Source records:
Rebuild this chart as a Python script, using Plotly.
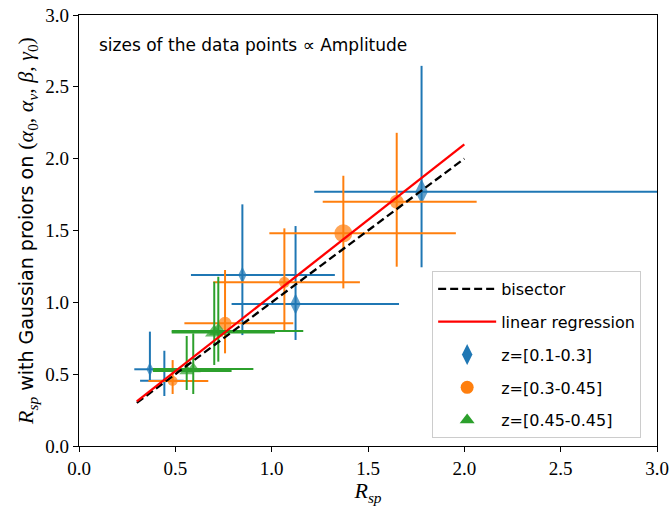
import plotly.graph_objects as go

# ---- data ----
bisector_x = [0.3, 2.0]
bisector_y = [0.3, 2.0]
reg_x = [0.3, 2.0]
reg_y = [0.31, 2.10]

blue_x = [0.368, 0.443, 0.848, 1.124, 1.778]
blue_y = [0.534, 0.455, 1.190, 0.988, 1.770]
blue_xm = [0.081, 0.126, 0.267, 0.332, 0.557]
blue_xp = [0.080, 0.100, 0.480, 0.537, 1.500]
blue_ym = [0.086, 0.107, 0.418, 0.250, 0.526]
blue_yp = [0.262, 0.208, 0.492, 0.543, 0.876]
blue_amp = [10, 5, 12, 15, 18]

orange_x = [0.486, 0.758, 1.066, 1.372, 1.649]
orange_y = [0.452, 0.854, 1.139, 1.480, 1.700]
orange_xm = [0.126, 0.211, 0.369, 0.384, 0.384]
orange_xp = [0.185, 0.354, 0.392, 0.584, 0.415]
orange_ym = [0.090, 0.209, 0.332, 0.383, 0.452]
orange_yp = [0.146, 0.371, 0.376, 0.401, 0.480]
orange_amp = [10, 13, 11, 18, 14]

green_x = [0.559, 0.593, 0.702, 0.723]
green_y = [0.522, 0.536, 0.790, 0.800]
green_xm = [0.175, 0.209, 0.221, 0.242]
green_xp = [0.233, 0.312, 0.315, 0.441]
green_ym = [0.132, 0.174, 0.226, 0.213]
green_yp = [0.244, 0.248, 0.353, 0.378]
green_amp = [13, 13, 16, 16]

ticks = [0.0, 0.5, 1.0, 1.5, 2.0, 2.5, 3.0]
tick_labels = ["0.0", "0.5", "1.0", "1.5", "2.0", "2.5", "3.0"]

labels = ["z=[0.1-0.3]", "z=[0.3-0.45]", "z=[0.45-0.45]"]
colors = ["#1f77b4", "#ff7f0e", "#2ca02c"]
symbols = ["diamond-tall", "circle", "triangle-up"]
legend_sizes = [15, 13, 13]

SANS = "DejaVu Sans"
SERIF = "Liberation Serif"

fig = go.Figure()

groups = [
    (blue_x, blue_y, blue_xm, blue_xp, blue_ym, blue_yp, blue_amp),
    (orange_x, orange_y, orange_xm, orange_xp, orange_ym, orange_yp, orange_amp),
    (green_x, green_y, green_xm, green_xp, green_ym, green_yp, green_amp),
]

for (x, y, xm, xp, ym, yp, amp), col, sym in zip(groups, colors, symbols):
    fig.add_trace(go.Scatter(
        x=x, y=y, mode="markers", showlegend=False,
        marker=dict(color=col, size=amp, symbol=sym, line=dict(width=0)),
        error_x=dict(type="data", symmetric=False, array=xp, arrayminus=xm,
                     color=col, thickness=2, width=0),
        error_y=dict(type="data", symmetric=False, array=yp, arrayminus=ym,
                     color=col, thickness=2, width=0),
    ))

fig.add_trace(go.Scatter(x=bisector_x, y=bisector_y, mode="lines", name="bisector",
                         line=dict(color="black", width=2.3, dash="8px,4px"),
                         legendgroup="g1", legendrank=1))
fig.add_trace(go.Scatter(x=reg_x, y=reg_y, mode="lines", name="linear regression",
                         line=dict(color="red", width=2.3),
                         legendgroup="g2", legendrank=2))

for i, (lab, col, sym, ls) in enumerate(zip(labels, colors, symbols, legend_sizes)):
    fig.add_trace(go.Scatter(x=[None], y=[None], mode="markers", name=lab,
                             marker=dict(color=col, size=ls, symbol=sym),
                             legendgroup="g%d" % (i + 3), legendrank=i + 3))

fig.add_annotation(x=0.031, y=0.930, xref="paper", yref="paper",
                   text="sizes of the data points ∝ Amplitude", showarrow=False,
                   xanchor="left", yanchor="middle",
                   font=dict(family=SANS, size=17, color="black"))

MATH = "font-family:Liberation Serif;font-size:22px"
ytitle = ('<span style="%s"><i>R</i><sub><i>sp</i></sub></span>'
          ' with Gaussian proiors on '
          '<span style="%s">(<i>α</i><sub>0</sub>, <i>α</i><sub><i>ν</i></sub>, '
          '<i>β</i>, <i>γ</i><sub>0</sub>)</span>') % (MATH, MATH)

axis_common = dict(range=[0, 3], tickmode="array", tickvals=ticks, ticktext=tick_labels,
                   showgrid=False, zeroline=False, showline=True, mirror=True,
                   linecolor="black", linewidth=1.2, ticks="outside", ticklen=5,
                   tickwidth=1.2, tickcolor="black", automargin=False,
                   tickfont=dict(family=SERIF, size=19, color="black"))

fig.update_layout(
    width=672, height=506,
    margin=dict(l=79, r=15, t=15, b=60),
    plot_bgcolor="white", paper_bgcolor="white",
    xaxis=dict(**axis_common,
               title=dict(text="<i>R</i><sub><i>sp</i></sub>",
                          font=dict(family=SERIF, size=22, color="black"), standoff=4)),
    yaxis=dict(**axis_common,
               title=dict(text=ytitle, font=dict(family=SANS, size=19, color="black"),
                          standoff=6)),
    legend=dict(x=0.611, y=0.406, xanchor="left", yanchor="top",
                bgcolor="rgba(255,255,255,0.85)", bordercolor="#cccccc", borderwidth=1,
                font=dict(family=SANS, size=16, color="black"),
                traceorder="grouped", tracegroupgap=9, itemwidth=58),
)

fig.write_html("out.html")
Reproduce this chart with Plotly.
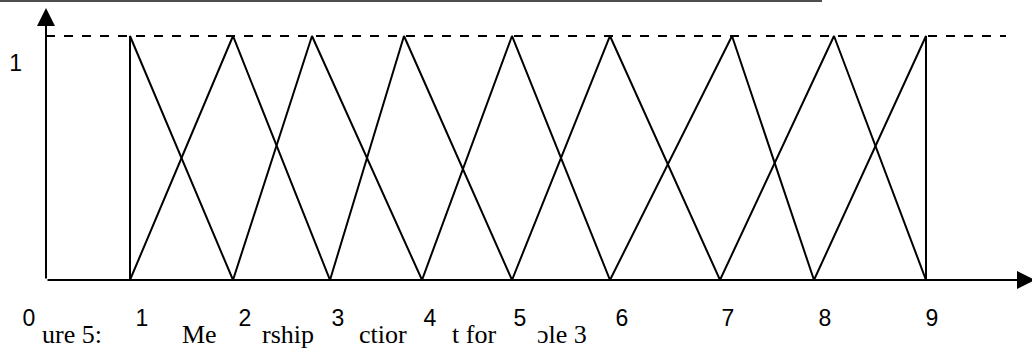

§ Job
Only the lines from the start of the entries above to the line containing "green_amp = [13, 13, 16, 16]" are to be given again, exactly and with both ends included; pictures are excluded.

§ The response
Rebuild this chart as a Python script, using Plotly.
import plotly.graph_objects as go

# ---- data ----
bisector_x = [0.3, 2.0]
bisector_y = [0.3, 2.0]
reg_x = [0.3, 2.0]
reg_y = [0.31, 2.10]

blue_x = [0.368, 0.443, 0.848, 1.124, 1.778]
blue_y = [0.534, 0.455, 1.190, 0.988, 1.770]
blue_xm = [0.081, 0.126, 0.267, 0.332, 0.557]
blue_xp = [0.080, 0.100, 0.480, 0.537, 1.500]
blue_ym = [0.086, 0.107, 0.418, 0.250, 0.526]
blue_yp = [0.262, 0.208, 0.492, 0.543, 0.876]
blue_amp = [10, 5, 12, 15, 18]

orange_x = [0.486, 0.758, 1.066, 1.372, 1.649]
orange_y = [0.452, 0.854, 1.139, 1.480, 1.700]
orange_xm = [0.126, 0.211, 0.369, 0.384, 0.384]
orange_xp = [0.185, 0.354, 0.392, 0.584, 0.415]
orange_ym = [0.090, 0.209, 0.332, 0.383, 0.452]
orange_yp = [0.146, 0.371, 0.376, 0.401, 0.480]
orange_amp = [10, 13, 11, 18, 14]

green_x = [0.559, 0.593, 0.702, 0.723]
green_y = [0.522, 0.536, 0.790, 0.800]
green_xm = [0.175, 0.209, 0.221, 0.242]
green_xp = [0.233, 0.312, 0.315, 0.441]
green_ym = [0.132, 0.174, 0.226, 0.213]
green_yp = [0.244, 0.248, 0.353, 0.378]
green_amp = [13, 13, 16, 16]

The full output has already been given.